I believe we must learn once more how to take people as we find them.  We must retrieve the kind of ‘common sense’ clichés that we used to govern our social lives by, and not be afraid of our own thoughts. 

Neither must we be afraid to explore, discuss and if necessary denounce what different religions actually say about themselves.

And this is where Warsi is at her most irritating. 

For we’re not just talking about a few nutters or criminals when it comes to unacceptable forms of religion. There are in each religion centres of influence that exert themselves through structures that we barely know about, and to which no media correspondent is ever assigned.

The Islamic Fiqh Academy in Jeddah, Saudi Arabia for instance is a massive unifying force in Islam, a counterweight of medieval regression pulling back against the possibilities that life in the West is affording Muslims.  On family laws, and apostasy, it will not bend.

And what has Warsi to say about the Tablighi Jama’at, the 80 million strong Deobandi movement still seeking to build a 12,000 capacity mosque in East London to complement its other huge establishments around the country, that insists on the ‘black sheet’ – their translation – for women? 

How does this not signal repression, if, as happened to me, a woman journalist visiting the HQ in Delhi, you wish to interview a male authority, and are permitted to do so, only by sitting with your back to him?

Warsi quotes the Old Testament barbarisms of Leviticus and Deuteronomy without seeming to understand that Christians are taught in church, week by week, to judge all its sayings by the standard of the Christ of the New, who healed on the Sabbath and did not resist his judge and executioners.  Religions handle scripture differently.

When Christians pray their core prayer, the Lord’s Prayer or Paternoster, they ask: ‘Forgive us our trespasses as we forgive those that trespass against us.’  This is a blessing for society, albeit a counsel of perfection, repeated Sunday by Sunday.

Yet the most common Muslim prayer, the al-Fatihah, revealed to Mohammad, and recited up to 17 times a day, is fraut with a divisive interpretation that tradition enjoins, and which the faithful cannot ultimately ignore, because of what classical Islam is, and the way it works.

‘Guide us in the straight path, the path of those whom Thou hast blessed, not of those against whom Thou art wrathful, nor those who are astray.’

This is the best-known chapter of the Qur’an  –  ‘the Opening’.  It seems incontrovertible; an exhortation to goodness.

And indeed, the non-Arabic-speaking Muslim former editor of the Jakarta Post whom I met last year, believed he was thereby invoking a blessing on all people.   No doubt this is true of many Muslims especially in Britain.

Yet the fourteenth-century Syrian Qur’anic Commentator ibn-Kathir says otherwise, and this is where the problem arises for devout Muslims seeking to grow in orthodoxy, who must inevitably encounter the pull of tradition.

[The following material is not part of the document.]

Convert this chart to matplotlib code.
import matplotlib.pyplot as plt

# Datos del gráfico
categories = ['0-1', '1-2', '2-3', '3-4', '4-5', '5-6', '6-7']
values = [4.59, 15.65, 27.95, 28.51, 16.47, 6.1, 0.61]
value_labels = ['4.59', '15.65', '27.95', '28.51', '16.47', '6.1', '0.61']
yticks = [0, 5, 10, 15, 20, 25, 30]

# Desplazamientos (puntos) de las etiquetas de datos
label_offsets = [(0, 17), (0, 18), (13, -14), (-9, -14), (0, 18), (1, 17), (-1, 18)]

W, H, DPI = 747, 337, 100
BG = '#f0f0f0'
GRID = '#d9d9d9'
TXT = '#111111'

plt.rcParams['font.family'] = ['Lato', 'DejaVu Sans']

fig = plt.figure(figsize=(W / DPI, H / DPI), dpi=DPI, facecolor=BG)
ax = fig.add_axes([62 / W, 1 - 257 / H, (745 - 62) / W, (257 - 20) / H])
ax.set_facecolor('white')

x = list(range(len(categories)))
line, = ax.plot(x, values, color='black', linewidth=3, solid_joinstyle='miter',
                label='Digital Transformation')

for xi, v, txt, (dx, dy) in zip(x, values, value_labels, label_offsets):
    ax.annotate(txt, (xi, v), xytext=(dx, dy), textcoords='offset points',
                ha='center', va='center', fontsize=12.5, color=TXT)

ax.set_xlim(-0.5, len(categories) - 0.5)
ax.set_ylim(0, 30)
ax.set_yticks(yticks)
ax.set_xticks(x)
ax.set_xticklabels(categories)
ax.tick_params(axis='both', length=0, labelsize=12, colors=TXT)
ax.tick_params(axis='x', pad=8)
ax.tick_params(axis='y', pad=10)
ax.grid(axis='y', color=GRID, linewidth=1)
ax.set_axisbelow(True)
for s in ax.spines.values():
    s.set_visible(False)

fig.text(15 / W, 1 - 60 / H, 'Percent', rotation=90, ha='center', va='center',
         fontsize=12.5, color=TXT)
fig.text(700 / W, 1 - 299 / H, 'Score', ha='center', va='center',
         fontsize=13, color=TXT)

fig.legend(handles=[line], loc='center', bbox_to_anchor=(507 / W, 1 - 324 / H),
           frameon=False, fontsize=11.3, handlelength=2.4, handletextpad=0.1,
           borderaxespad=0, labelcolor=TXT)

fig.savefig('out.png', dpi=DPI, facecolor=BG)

In Sunni Islam, the classical tradition, legitimated by the consensus of past scholarship has been normative.  While historically the Sunna or sayings, habits and tacit approvals of the Prophet has controlled the understanding of the Qur’an, the consensus of the religious scholars has over-ruled the Sunna.

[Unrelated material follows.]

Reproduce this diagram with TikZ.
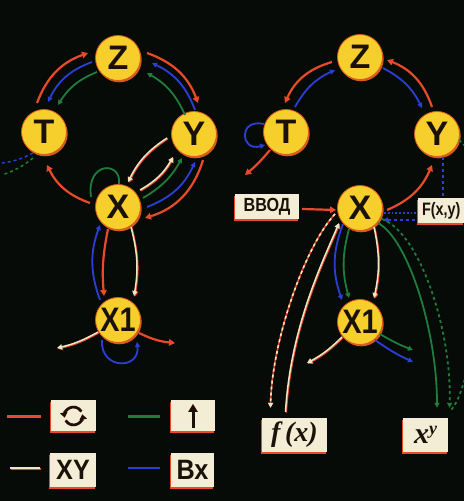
\documentclass[tikz,border=0pt]{standalone}
\usepackage{fontspec}
\setmainfont{Liberation Sans}
\newfontfamily\serifit{Liberation Serif}
\usetikzlibrary{arrows.meta,calc,shadows}
\definecolor{bg}{HTML}{070B07}
\definecolor{redc}{HTML}{E84A2A}
\definecolor{bluec}{HTML}{2B3FD6}
\definecolor{greenc}{HTML}{1E7D3C}
\definecolor{cream}{HTML}{EFE7C4}
\definecolor{yel}{HTML}{F6CF2C}
\definecolor{rim}{HTML}{DA5A1C}
\definecolor{ink}{HTML}{1A1208}
\definecolor{paper}{HTML}{F3EDD6}
\tikzset{
 var/.style={circle, fill=yel, draw=rim, line width=0.8pt, minimum size=45pt, inner sep=0pt, text=ink,
   font=\bfseries\fontsize{34}{34}\selectfont,
   drop shadow={shadow xshift=1.2pt, shadow yshift=-1.8pt, fill=rim, opacity=1}},
 card/.style={rectangle, fill=paper, inner sep=0pt, text=ink, font=\bfseries,
   drop shadow={shadow xshift=-0.8pt, shadow yshift=-1.8pt, fill=redc, opacity=1}},
 tip/.style={-{Triangle[length=6pt,width=6.5pt]}},
 tipS/.style={-{Triangle[length=5pt,width=5pt]}},
 rl/.style={draw=redc, line width=2.2pt},
 bl/.style={draw=bluec, line width=1.8pt},
 gl/.style={draw=greenc, line width=1.8pt},
 cl/.style={draw=cream, line width=1.5pt, preaction={draw=redc, line width=1.5pt, transform canvas={shift={(0.8pt,-0.8pt)}}}},
 cd/.style={draw=redc, line width=1.6pt, postaction={draw=cream, dash pattern=on 3pt off 3pt}},
}
\begin{document}
\begin{tikzpicture}[x=1pt,y=1pt]
\fill[bg] (0,0) rectangle (464,501);
\useasboundingbox (0,0) rectangle (464,501);
\clip (0,0) rectangle (464,501);

% ---------- left diagram nodes
\node[var] (Z) at (118,443) {Z};
\node[var] (T) at (44,369) {T};
\node[var] (Y) at (194,367) {Y};
\node[var] (X) at (118,294) {X};
\node[var] (X1) at (118,181) {\scalebox{0.85}[1]{X1}};
% ---------- right diagram nodes
\node[var] (Z2) at (360,444) {Z};
\node[var] (T2) at (286,369) {T};
\node[var] (Y2) at (437,367) {Y};
\node[var] (X2) at (360,293) {X};
\node[var] (X12) at (360,179) {\scalebox{0.85}[1]{X1}};
% ---------- cards
\node[card, minimum width=64pt, minimum height=25pt, font=\bfseries\fontsize{19}{19}\selectfont] (vvod) at (267,294) {\scalebox{0.85}[1]{ВВОД}};
\node[card, anchor=west, minimum width=46pt, minimum height=25pt, font=\bfseries\fontsize{18}{18}\selectfont] (Fxy) at (418,290.5) {\scalebox{0.8}[1]{F(x,y)}};
\node[card, minimum width=65pt, minimum height=34pt] (fx) at (294.5,66) {\serifit\bfseries\itshape\fontsize{28}{28}\selectfont f\,(x)};
\node[card, minimum width=45pt, minimum height=34pt] (xy) at (425.5,66) {\serifit\bfseries\itshape\fontsize{30}{30}\selectfont x\raisebox{9pt}{\fontsize{18}{18}\selectfont y}};
% ---------- legend
\node[card, minimum width=45pt, minimum height=31pt] (L1) at (73.5,85) {};
\node[card, minimum width=44pt, minimum height=31pt] (L2) at (193,85) {};
\node[card, minimum width=46pt, minimum height=34pt, font=\bfseries\fontsize{28}{28}\selectfont] (L3) at (73,31) {\scalebox{0.9}[1]{XY}};
\node[card, minimum width=43pt, minimum height=34pt, font=\bfseries\fontsize{28}{28}\selectfont] (L4) at (192.5,31) {\scalebox{0.9}[1]{Вх}};

\foreach \c/\dx/\dy in {redc/0.8/-1, ink/0/0}{
  \begin{scope}[shift={(\dx,\dy)}]
  \draw[\c, line width=2.6pt, -{Triangle[length=5pt,width=7pt]}] ($(L1)+(30:9)$) arc[start angle=30, end angle=190, radius=9];
  \draw[\c, line width=2.6pt, -{Triangle[length=5pt,width=7pt]}] ($(L1)+(210:9)$) arc[start angle=210, end angle=370, radius=9];
  \draw[\c, line width=3pt, -{Triangle[length=8pt,width=9pt]}] ($(L2)+(0,-12)$) -- ($(L2)+(0,12)$);
  \end{scope}
}
\draw[rl, line width=3pt] ($(L1.west)+(-44,-1)$) -- ($(L1.west)+(-10,-1)$);
\draw[gl, line width=3pt] ($(L2.west)+(-43,-1)$) -- ($(L2.west)+(-11,-1)$);
\draw[cl, line width=2.2pt] ($(L3.west)+(-40,2)$) -- ($(L3.west)+(-10,2)$);
\draw[bl, line width=2pt] ($(L4.west)+(-43,2)$) -- ($(L4.west)+(-11,2)$);

% ---------- left diagram connectors
\draw[rl,tip] ($(Z)+(29,5)$) to[bend left=25] ($(Y)+(4,31)$);
\draw[rl,tip] ($(T)+(-7,29)$) to[bend left=25] ($(Z)+(-30,5)$);
\draw[rl,tip] ($(X)+(-28,4)$) to[bend left=22] ($(T)+(3,-33)$);
\draw[rl,tip] ($(Y)+(9,-26)$) to[bend left=28] ($(X)+(27,-11)$);

\draw[bl,tipS] ($(X)+(29,0)$) to[bend right=22] ($(Y)+(1,-28)$);
\draw[bl,tipS] ($(Y)+(1,24)$) to[bend right=22] ($(Z)+(34,-5)$);
\draw[bl,tipS] ($(Z)+(-26,-4)$) to[bend right=22] ($(T)+(4,30)$);
\draw[gl,tipS] ($(X)+(25,9)$) to[bend right=15] ($(Y)+(-12,-24)$);
\draw[gl,tipS] ($(Y)+(-9,19)$) to[bend right=18] ($(Z)+(29,-15)$);
\draw[gl,tipS] ($(Z)+(-21,-14)$) to[bend right=18] ($(T)+(14,27)$);

\coordinate (offB) at (2,338);
\coordinate (offG) at (2,326);
\draw[bl, dashed, line width=1.5pt] ($(T)+(-11,-21)$) to[bend left=10] (offB);
\draw[gl, dashed, line width=1.5pt] ($(T)+(-11,-26)$) to[bend left=10] (offG);

\draw[gl] ($(X)+(-27,10)$) .. controls ($(X)+(-32,46)$) and ($(X)+(4,46)$) .. ($(X)+(1,23)$);

\draw[cl,tipS] ($(Y)+(-27,-4)$) to[bend right=15] ($(X)+(10,25)$);
\draw[cl,tipS] ($(X)+(22,17)$) to[bend right=15] ($(Y)+(-21,-23)$);

\draw[bl,tipS] ($(X1)+(-18,20)$) to[bend left=20] ($(X)+(-18,-18)$);
\draw[rl,tip] ($(X)+(-10,-22)$) to[bend right=8] ($(X1)+(-14,24)$);
\draw[cl,tipS] ($(X)+(13,-20)$) to[bend left=12] ($(X1)+(16,24)$);

\coordinate (c1) at (57,153);
\coordinate (c2) at (175,158);
\draw[cl,tipS] ($(X1)+(-20,-12)$) to[bend left=8] (c1);
\draw[rl,tip] ($(X1)+(21,-13)$) to[bend right=10] (c2);
\draw[bl,tipS] ($(X1)+(-16,-20)$) .. controls ($(X1)+(-18,-50)$) and ($(X1)+(22,-50)$) .. ($(X1)+(19,-22)$);

% ---------- right diagram connectors
\draw[rl,tip] ($(X2)+(27,-2)$) to[bend right=22] ($(Y2)+(-5,-31)$);
\draw[rl,tip] ($(Y2)+(-5,27)$) to[bend right=25] ($(Z2)+(27,-3)$);
\draw[rl,tip] ($(Z2)+(-28,-5)$) to[bend right=25] ($(T2)+(-1,29)$);
\coordinate (c3) at (245,326);
\draw[rl,tip] ($(T2)+(-16,-18)$) to[bend left=5] (c3);

\draw[bl,tipS] ($(T2)+(9,25)$) to[bend left=18] ($(Z2)+(-25,-13)$);
\draw[bl,tipS] ($(Z2)+(23,-11)$) to[bend left=18] ($(Y2)+(-15,26)$);
\draw[bl,tipS] ($(T2)+(-22,8)$) .. controls ($(T2)+(-48,14)$) and ($(T2)+(-46,-20)$) .. ($(T2)+(-21,-13)$);

\draw[rl,tip] ($(vvod.east)+(3,-2)$) -- ($(X2.west)+(-1,-2)$);

\draw[bl, dashed, line width=1.5pt] ($(Y2)+(6,-23)$) -- ($(Fxy.north west)+(25,0)$);
\draw[bl, dotted, line width=1.8pt] ($(X2)+(24,-5)$) -- ($(Fxy.west)+(0,-2.5)$);
\draw[bl, dashed, line width=1.5pt, tipS] ($(Fxy.west)+(-3,-9.5)$) -- ($(X2)+(23,-12)$);

\draw[cl,tipS] ($(fx.north)+(-9,6)$) .. controls ($(fx.north)+(-4,90)$) and ($(X2)+(-38,-55)$) .. ($(X2)+(-21,-15)$);
\draw[cd,tipS] ($(X2)+(-25,-6)$) .. controls ($(X2)+(-55,-38)$) and ($(fx.north)+(-22.5,77)$) .. ($(fx.north)+(-24,10)$);

\draw[gl,tipS] ($(X2)+(18,-15)$) .. controls ($(X2)+(48,-31)$) and ($(xy.north)+(11.5,87)$) .. ($(xy.north)+(11.5,10)$);
\draw[gl,dashed,tipS] ($(X2)+(22,-11)$) .. controls ($(X2)+(60,-25)$) and ($(xy.north)+(26.5,87)$) .. ($(xy.north)+(24,10)$);
\draw[gl,dashed] ($(Y2)+(22,-6)$) .. controls (500,330) and (478,120) .. ($(xy.north east)+(3,8)$);

\draw[bl,tipS] ($(X2)+(-17,-16)$) to[bend right=20] ($(X12)+(-18,22)$);
\draw[gl,tipS] ($(X2)+(-11,-21)$) to[bend right=15] ($(X12)+(-11,24)$);
\draw[cl,tipS] ($(X2)+(14,-19)$) to[bend left=12] ($(X12)+(14,24)$);

\coordinate (c4) at (307,138);
\coordinate (c5) at (413,151);
\coordinate (c6) at (413,139);
\draw[cl,tipS] ($(X12)+(-18,-15)$) to[bend left=8] (c4);
\draw[gl,tipS] ($(X12)+(20,-12)$) to[bend right=5] (c5);
\draw[bl,tipS] ($(X12)+(15,-18)$) to[bend right=5] (c6);
\end{tikzpicture}
\end{document}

‘. . . for neo-traditionalists in Sunni Islam, the consensus of the past is authoritative and overrules everything,’ writes Professor John Esposito in a Cordoba Foundation publication, Arches Quarterly (2:3, Winter 2008).

And there is a saying of al-Azhar, the prestigious university in Cairo: ‘Consensus is the stable pillar on which the religion rests.’

Those who, like the reformer An-Naim, bypass or ignore the classical tradition, fail to come to grips with the reality of Islam on the ground. 

That means the conservative or neo-traditionalist bent of many religious scholars, madrasas and Muslim populations.

How does this affect the al-Fatihah?  Ibn-Kathir is explicit about whom all Muslims everywhere should shun as misguided and objects of God’s wrath. 

‘These two paths are the paths of the Christians and Jews, a fact that the believer should beware of so that he avoids them . . .’

Baroness Warsi will only discourage Islamophobia by encouraging the reformers - and Britain’s young Muslims who look to them – in linking new interpretations to the ancient ways of conformity.